* [Dataset content]:
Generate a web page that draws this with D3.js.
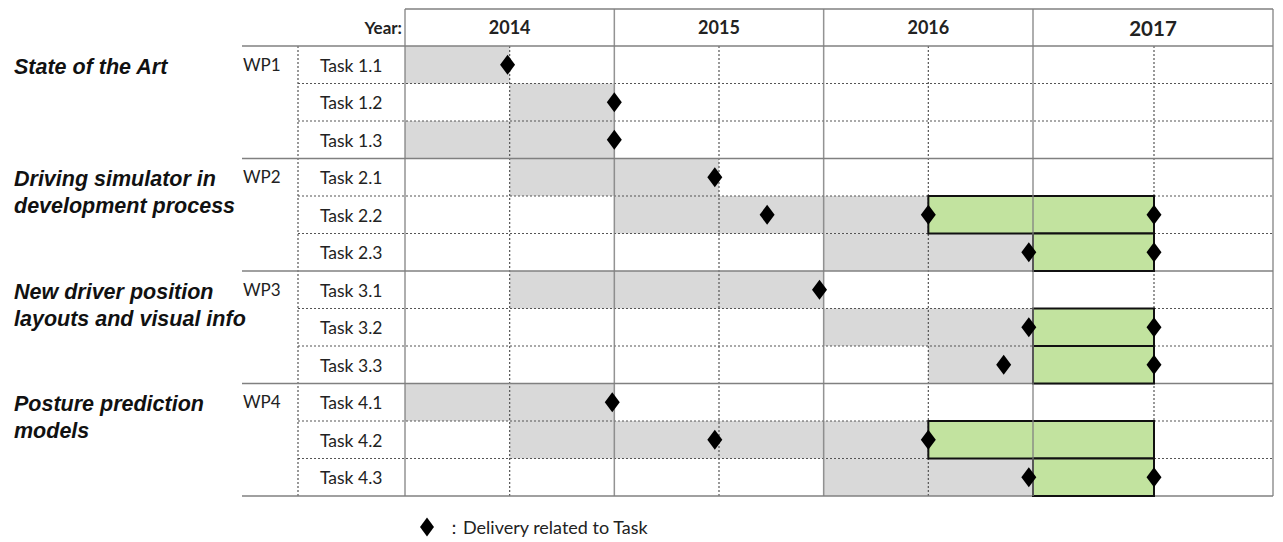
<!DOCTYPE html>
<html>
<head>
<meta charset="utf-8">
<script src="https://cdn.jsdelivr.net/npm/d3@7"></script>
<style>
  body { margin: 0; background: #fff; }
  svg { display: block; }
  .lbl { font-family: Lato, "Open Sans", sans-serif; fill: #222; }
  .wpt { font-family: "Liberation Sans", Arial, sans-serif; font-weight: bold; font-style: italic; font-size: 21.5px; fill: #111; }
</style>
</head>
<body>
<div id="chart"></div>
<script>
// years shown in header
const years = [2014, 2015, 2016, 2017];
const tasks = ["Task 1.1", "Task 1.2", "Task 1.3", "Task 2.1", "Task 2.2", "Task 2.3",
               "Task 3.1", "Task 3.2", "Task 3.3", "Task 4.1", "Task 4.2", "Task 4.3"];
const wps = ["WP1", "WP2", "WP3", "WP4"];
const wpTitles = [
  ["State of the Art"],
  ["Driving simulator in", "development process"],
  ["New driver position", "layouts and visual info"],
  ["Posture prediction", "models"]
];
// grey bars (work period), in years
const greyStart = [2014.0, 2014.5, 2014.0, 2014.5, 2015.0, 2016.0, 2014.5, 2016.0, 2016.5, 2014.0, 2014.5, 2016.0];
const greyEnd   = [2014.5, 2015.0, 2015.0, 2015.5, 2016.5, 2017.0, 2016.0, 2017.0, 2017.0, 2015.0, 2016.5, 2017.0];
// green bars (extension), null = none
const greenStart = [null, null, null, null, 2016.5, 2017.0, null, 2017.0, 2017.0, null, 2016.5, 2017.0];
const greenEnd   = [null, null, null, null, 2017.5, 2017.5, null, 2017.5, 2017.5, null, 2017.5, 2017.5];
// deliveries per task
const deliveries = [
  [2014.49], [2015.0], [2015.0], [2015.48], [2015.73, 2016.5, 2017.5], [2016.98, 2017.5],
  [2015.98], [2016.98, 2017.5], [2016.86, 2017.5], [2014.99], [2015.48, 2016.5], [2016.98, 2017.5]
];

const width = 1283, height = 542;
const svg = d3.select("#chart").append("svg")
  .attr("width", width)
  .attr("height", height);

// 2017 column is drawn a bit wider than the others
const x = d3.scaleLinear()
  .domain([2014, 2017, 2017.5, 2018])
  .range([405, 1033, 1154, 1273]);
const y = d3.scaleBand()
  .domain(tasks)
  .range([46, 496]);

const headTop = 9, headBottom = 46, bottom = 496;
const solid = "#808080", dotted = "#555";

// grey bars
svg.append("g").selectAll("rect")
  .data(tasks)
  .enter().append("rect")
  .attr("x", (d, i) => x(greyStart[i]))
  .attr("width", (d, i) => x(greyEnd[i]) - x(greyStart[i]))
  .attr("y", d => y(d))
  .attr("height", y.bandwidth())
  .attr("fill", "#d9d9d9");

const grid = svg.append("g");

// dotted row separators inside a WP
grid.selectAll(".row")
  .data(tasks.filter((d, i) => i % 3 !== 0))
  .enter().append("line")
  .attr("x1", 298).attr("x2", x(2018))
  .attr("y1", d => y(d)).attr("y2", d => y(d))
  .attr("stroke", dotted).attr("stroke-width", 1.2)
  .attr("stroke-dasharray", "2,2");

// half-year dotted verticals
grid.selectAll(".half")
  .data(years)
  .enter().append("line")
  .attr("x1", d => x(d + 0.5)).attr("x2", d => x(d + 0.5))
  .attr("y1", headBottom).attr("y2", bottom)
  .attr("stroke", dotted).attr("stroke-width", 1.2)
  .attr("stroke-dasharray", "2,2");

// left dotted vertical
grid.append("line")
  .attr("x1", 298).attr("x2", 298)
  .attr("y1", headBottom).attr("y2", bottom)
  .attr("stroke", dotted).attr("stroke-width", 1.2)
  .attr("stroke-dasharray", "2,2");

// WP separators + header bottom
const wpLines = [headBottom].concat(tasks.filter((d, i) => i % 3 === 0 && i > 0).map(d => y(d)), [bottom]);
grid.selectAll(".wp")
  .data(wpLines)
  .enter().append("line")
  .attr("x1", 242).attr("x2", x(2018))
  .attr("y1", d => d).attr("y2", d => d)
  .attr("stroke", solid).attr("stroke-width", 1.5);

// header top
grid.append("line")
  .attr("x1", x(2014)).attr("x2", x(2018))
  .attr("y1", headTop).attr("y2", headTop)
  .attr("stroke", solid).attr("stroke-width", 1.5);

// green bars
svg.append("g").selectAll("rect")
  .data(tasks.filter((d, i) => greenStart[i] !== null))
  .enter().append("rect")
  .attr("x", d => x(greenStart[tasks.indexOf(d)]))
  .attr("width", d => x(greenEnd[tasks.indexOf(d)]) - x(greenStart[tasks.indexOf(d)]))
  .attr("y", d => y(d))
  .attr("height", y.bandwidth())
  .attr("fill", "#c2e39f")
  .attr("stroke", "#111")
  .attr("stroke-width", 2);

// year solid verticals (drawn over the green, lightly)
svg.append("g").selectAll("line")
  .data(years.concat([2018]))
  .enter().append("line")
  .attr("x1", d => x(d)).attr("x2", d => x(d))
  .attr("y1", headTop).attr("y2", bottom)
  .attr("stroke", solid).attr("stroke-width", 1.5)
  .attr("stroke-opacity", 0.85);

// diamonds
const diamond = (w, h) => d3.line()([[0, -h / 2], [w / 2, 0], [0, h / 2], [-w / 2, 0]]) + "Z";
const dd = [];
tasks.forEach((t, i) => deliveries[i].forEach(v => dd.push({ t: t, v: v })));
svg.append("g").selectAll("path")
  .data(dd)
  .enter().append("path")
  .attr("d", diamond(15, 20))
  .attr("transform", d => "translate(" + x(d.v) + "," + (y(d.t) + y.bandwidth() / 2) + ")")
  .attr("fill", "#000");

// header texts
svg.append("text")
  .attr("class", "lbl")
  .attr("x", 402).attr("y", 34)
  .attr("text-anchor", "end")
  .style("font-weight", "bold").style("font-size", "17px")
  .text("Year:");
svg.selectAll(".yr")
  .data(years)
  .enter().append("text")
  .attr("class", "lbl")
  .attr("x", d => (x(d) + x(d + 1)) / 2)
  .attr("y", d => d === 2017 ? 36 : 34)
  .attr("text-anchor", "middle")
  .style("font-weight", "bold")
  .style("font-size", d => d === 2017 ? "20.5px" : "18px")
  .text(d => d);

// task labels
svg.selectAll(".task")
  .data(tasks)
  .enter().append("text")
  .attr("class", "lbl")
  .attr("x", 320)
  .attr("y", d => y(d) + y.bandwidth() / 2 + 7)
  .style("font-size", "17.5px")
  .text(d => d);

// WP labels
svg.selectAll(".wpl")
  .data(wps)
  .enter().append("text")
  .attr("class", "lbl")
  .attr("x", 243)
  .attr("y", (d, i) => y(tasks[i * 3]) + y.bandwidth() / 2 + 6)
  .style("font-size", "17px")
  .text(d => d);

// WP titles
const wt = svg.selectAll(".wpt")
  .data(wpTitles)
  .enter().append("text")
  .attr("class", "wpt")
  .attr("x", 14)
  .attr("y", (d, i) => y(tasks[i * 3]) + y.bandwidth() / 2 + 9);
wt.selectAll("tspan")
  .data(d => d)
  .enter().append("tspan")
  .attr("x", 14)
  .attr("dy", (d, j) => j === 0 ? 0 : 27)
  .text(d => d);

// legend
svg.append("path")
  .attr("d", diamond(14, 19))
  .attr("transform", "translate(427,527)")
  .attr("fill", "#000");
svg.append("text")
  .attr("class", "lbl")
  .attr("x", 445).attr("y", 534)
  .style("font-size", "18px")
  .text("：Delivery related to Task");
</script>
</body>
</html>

* [Exercise directions]:
Repeat the lines above exactly, and keep every picture out.

* [Written response]:
Generate a web page that draws this with D3.js.
<!DOCTYPE html>
<html>
<head>
<meta charset="utf-8">
<script src="https://cdn.jsdelivr.net/npm/d3@7"></script>
<style>
  body { margin: 0; background: #fff; }
  svg { display: block; }
  .lbl { font-family: Lato, "Open Sans", sans-serif; fill: #222; }
  .wpt { font-family: "Liberation Sans", Arial, sans-serif; font-weight: bold; font-style: italic; font-size: 21.5px; fill: #111; }
</style>
</head>
<body>
<div id="chart"></div>
<script>
// years shown in header
const years = [2014, 2015, 2016, 2017];
const tasks = ["Task 1.1", "Task 1.2", "Task 1.3", "Task 2.1", "Task 2.2", "Task 2.3",
               "Task 3.1", "Task 3.2", "Task 3.3", "Task 4.1", "Task 4.2", "Task 4.3"];
const wps = ["WP1", "WP2", "WP3", "WP4"];
const wpTitles = [
  ["State of the Art"],
  ["Driving simulator in", "development process"],
  ["New driver position", "layouts and visual info"],
  ["Posture prediction", "models"]
];
// grey bars (work period), in years
const greyStart = [2014.0, 2014.5, 2014.0, 2014.5, 2015.0, 2016.0, 2014.5, 2016.0, 2016.5, 2014.0, 2014.5, 2016.0];
const greyEnd   = [2014.5, 2015.0, 2015.0, 2015.5, 2016.5, 2017.0, 2016.0, 2017.0, 2017.0, 2015.0, 2016.5, 2017.0];
// green bars (extension), null = none
const greenStart = [null, null, null, null, 2016.5, 2017.0, null, 2017.0, 2017.0, null, 2016.5, 2017.0];
const greenEnd   = [null, null, null, null, 2017.5, 2017.5, null, 2017.5, 2017.5, null, 2017.5, 2017.5];
// deliveries per task
const deliveries = [
  [2014.49], [2015.0], [2015.0], [2015.48], [2015.73, 2016.5, 2017.5], [2016.98, 2017.5],
  [2015.98], [2016.98, 2017.5], [2016.86, 2017.5], [2014.99], [2015.48, 2016.5], [2016.98, 2017.5]
];

const width = 1283, height = 542;
const svg = d3.select("#chart").append("svg")
  .attr("width", width)
  .attr("height", height);

// 2017 column is drawn a bit wider than the others
const x = d3.scaleLinear()
  .domain([2014, 2017, 2017.5, 2018])
  .range([405, 1033, 1154, 1273]);
const y = d3.scaleBand()
  .domain(tasks)
  .range([46, 496]);

const headTop = 9, headBottom = 46, bottom = 496;
const solid = "#808080", dotted = "#555";

// grey bars
svg.append("g").selectAll("rect")
  .data(tasks)
  .enter().append("rect")
  .attr("x", (d, i) => x(greyStart[i]))
  .attr("width", (d, i) => x(greyEnd[i]) - x(greyStart[i]))
  .attr("y", d => y(d))
  .attr("height", y.bandwidth())
  .attr("fill", "#d9d9d9");

const grid = svg.append("g");

// dotted row separators inside a WP
grid.selectAll(".row")
  .data(tasks.filter((d, i) => i % 3 !== 0))
  .enter().append("line")
  .attr("x1", 298).attr("x2", x(2018))
  .attr("y1", d => y(d)).attr("y2", d => y(d))
  .attr("stroke", dotted).attr("stroke-width", 1.2)
  .attr("stroke-dasharray", "2,2");

// half-year dotted verticals
grid.selectAll(".half")
  .data(years)
  .enter().append("line")
  .attr("x1", d => x(d + 0.5)).attr("x2", d => x(d + 0.5))
  .attr("y1", headBottom).attr("y2", bottom)
  .attr("stroke", dotted).attr("stroke-width", 1.2)
  .attr("stroke-dasharray", "2,2");

// left dotted vertical
grid.append("line")
  .attr("x1", 298).attr("x2", 298)
  .attr("y1", headBottom).attr("y2", bottom)
  .attr("stroke", dotted).attr("stroke-width", 1.2)
  .attr("stroke-dasharray", "2,2");

// WP separators + header bottom
const wpLines = [headBottom].concat(tasks.filter((d, i) => i % 3 === 0 && i > 0).map(d => y(d)), [bottom]);
grid.selectAll(".wp")
  .data(wpLines)
  .enter().append("line")
  .attr("x1", 242).attr("x2", x(2018))
  .attr("y1", d => d).attr("y2", d => d)
  .attr("stroke", solid).attr("stroke-width", 1.5);

// header top
grid.append("line")
  .attr("x1", x(2014)).attr("x2", x(2018))
  .attr("y1", headTop).attr("y2", headTop)
  .attr("stroke", solid).attr("stroke-width", 1.5);

// green bars
svg.append("g").selectAll("rect")
  .data(tasks.filter((d, i) => greenStart[i] !== null))
  .enter().append("rect")
  .attr("x", d => x(greenStart[tasks.indexOf(d)]))
  .attr("width", d => x(greenEnd[tasks.indexOf(d)]) - x(greenStart[tasks.indexOf(d)]))
  .attr("y", d => y(d))
  .attr("height", y.bandwidth())
  .attr("fill", "#c2e39f")
  .attr("stroke", "#111")
  .attr("stroke-width", 2);

// year solid verticals (drawn over the green, lightly)
svg.append("g").selectAll("line")
  .data(years.concat([2018]))
  .enter().append("line")
  .attr("x1", d => x(d)).attr("x2", d => x(d))
  .attr("y1", headTop).attr("y2", bottom)
  .attr("stroke", solid).attr("stroke-width", 1.5)
  .attr("stroke-opacity", 0.85);

// diamonds
const diamond = (w, h) => d3.line()([[0, -h / 2], [w / 2, 0], [0, h / 2], [-w / 2, 0]]) + "Z";
const dd = [];
tasks.forEach((t, i) => deliveries[i].forEach(v => dd.push({ t: t, v: v })));
svg.append("g").selectAll("path")
  .data(dd)
  .enter().append("path")
  .attr("d", diamond(15, 20))
  .attr("transform", d => "translate(" + x(d.v) + "," + (y(d.t) + y.bandwidth() / 2) + ")")
  .attr("fill", "#000");

// header texts
svg.append("text")
  .attr("class", "lbl")
  .attr("x", 402).attr("y", 34)
  .attr("text-anchor", "end")
  .style("font-weight", "bold").style("font-size", "17px")
  .text("Year:");
svg.selectAll(".yr")
  .data(years)
  .enter().append("text")
  .attr("class", "lbl")
  .attr("x", d => (x(d) + x(d + 1)) / 2)
  .attr("y", d => d === 2017 ? 36 : 34)
  .attr("text-anchor", "middle")
  .style("font-weight", "bold")
  .style("font-size", d => d === 2017 ? "20.5px" : "18px")
  .text(d => d);

// task labels
svg.selectAll(".task")
  .data(tasks)
  .enter().append("text")
  .attr("class", "lbl")
  .attr("x", 320)
  .attr("y", d => y(d) + y.bandwidth() / 2 + 7)
  .style("font-size", "17.5px")
  .text(d => d);

// WP labels
svg.selectAll(".wpl")
  .data(wps)
  .enter().append("text")
  .attr("class", "lbl")
  .attr("x", 243)
  .attr("y", (d, i) => y(tasks[i * 3]) + y.bandwidth() / 2 + 6)
  .style("font-size", "17px")
  .text(d => d);

// WP titles
const wt = svg.selectAll(".wpt")
  .data(wpTitles)
  .enter().append("text")
  .attr("class", "wpt")
  .attr("x", 14)
  .attr("y", (d, i) => y(tasks[i * 3]) + y.bandwidth() / 2 + 9);
wt.selectAll("tspan")
  .data(d => d)
  .enter().append("tspan")
  .attr("x", 14)
  .attr("dy", (d, j) => j === 0 ? 0 : 27)
  .text(d => d);

// legend
svg.append("path")
  .attr("d", diamond(14, 19))
  .attr("transform", "translate(427,527)")
  .attr("fill", "#000");
svg.append("text")
  .attr("class", "lbl")
  .attr("x", 445).attr("y", 534)
  .style("font-size", "18px")
  .text("：Delivery related to Task");
</script>
</body>
</html>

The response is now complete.